= Torpedo bulkhead =

Internal armor layer within a warship

Diagram of common elements of warship armor. The belt armor (A) is on the exterior, at the waterline. Also indicated is the main deck (B), the sloping deck armor (C), and the torpedo bulkhead (D).

A torpedo bulkhead is a type of naval armor common on the more heavily armored warships, especially battleships and battlecruisers of the early 20th century. It is designed to keep the ship afloat even if the hull is struck underneath the belt armor by a shell or by a torpedo.

== History ==
As early torpedoes had demonstrated their effectiveness at seriously damaging ships below the waterline by the 1880s, naval designers began developing methods to better protect ships against the new weapons. The earliest protection scheme was devised by Sir Edward Reed in 1884; he proposed a double bottom that included an armored inner hull lining that connected to the bottom edges of the belt armor. It was not adopted, as it imposed serious limitations on internal space and reduced the thickness of the belt. Subsequent, early attempts relied primarily on the coal bunkers, on the assumption that the ship's coal would absorb the blast effects, which would be contained by the interior longitudinal bulkhead. A significant problem with these early arrangements was that once the coal was depleted, the empty compartments offered little to no resistance; worse still, coal dust could explode, and given that the bunkers needed to be accessed by boiler room crews, they could not easily be made watertight.

In the 1910s, naval designers began to transition from coal to fuel oil to power their ships; bunkers filled with liquid fuel proved to be much more effective at absorbing the blast effects of an underwater explosion, and unlike coal bunkers, they could be filled with water once emptied. During this period, many designers also began to adopt multi-layered protection schemes, some of which were also coupled with anti-torpedo bulges, to improve the survivability of their ships. The historian Roger Branfill-Cook characterizes the American s, designed in 1915, as having the best layout of the period, which featured three armored bulkheads layered between three liquid-filled compartments, and placed between an empty void and unarmored bulkhead on either side. For example, the last US battleship designs during World War II had up to four torpedo bulkheads and a triple-bottom. During the 1930s, some designers experimented with empty tubes running the length of the torpedo defense system, most notably the Pugliese system, though these proved to be largely ineffective.

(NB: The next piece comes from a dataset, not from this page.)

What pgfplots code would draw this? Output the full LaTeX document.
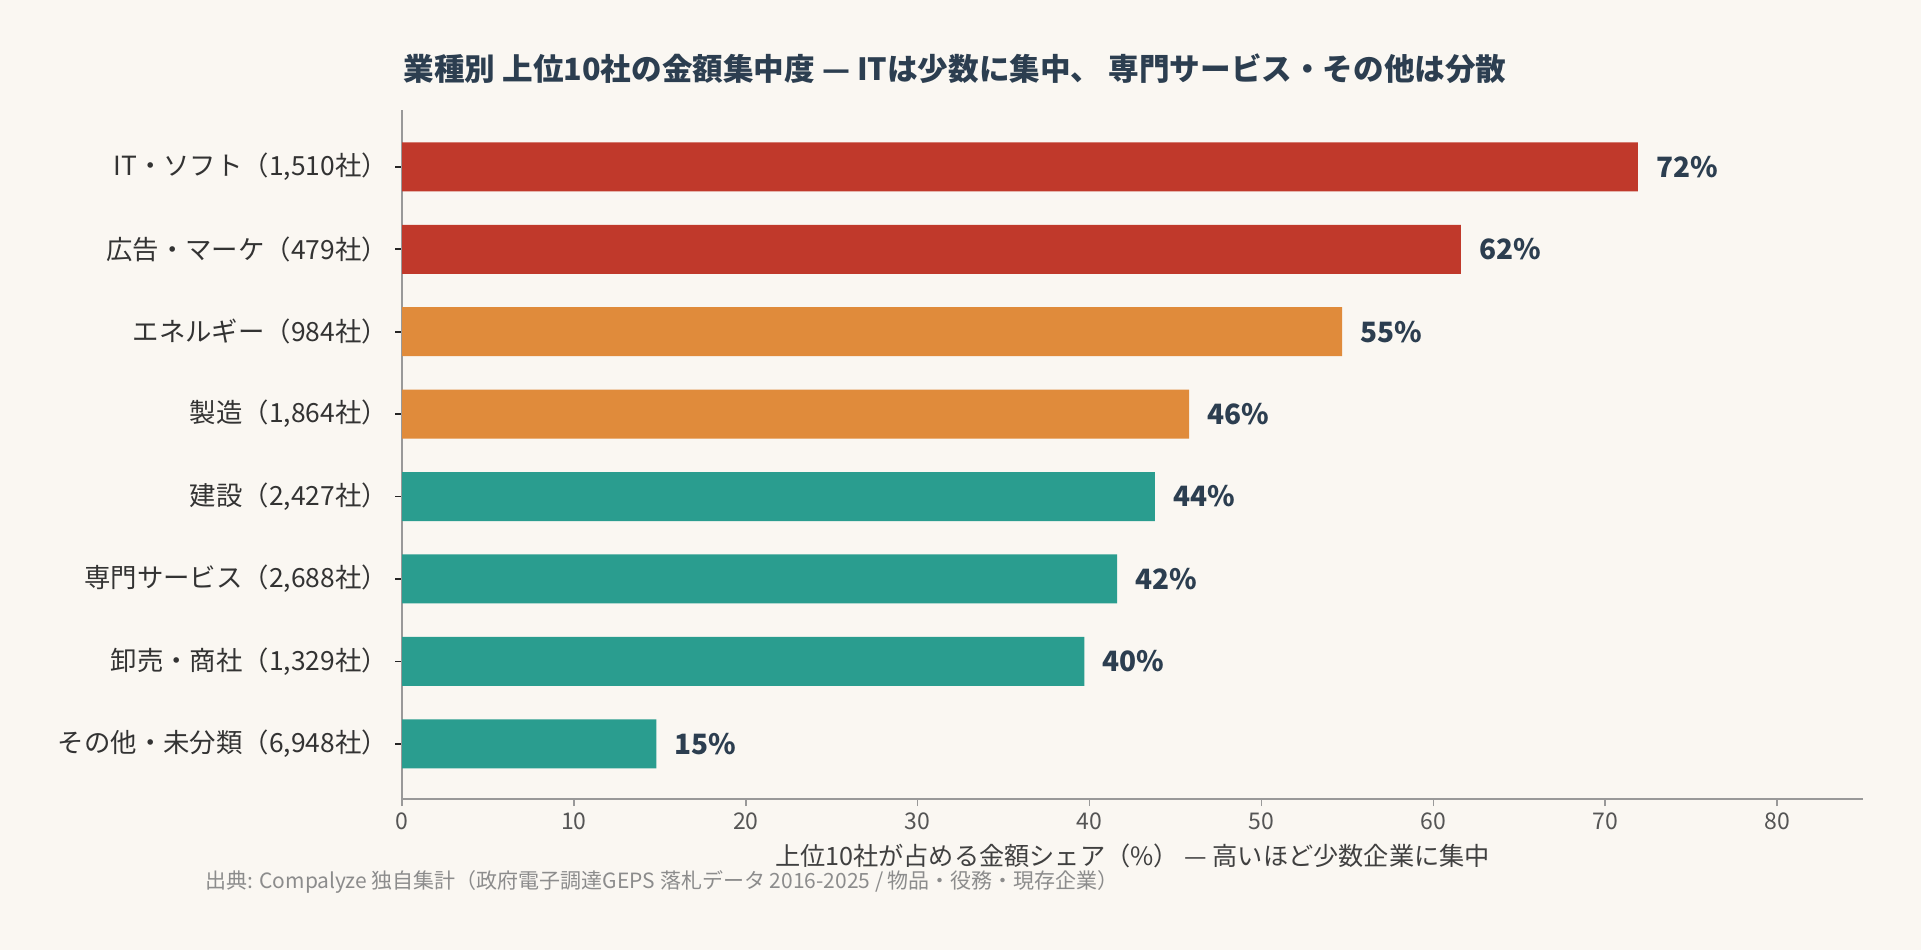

In multi-bulkhead systems, the innermost bulkhead is commonly referred to as the "holding bulkhead", and often this bulkhead would be manufactured from high-tensile steel that could deform and absorb the pressure pulse from a torpedo hit without breaking. If the final bulkhead was at least 37 mm thick, it may also be referred to as an "armored bulkhead", as it would be capable of stopping splinters and shells with low striking velocities.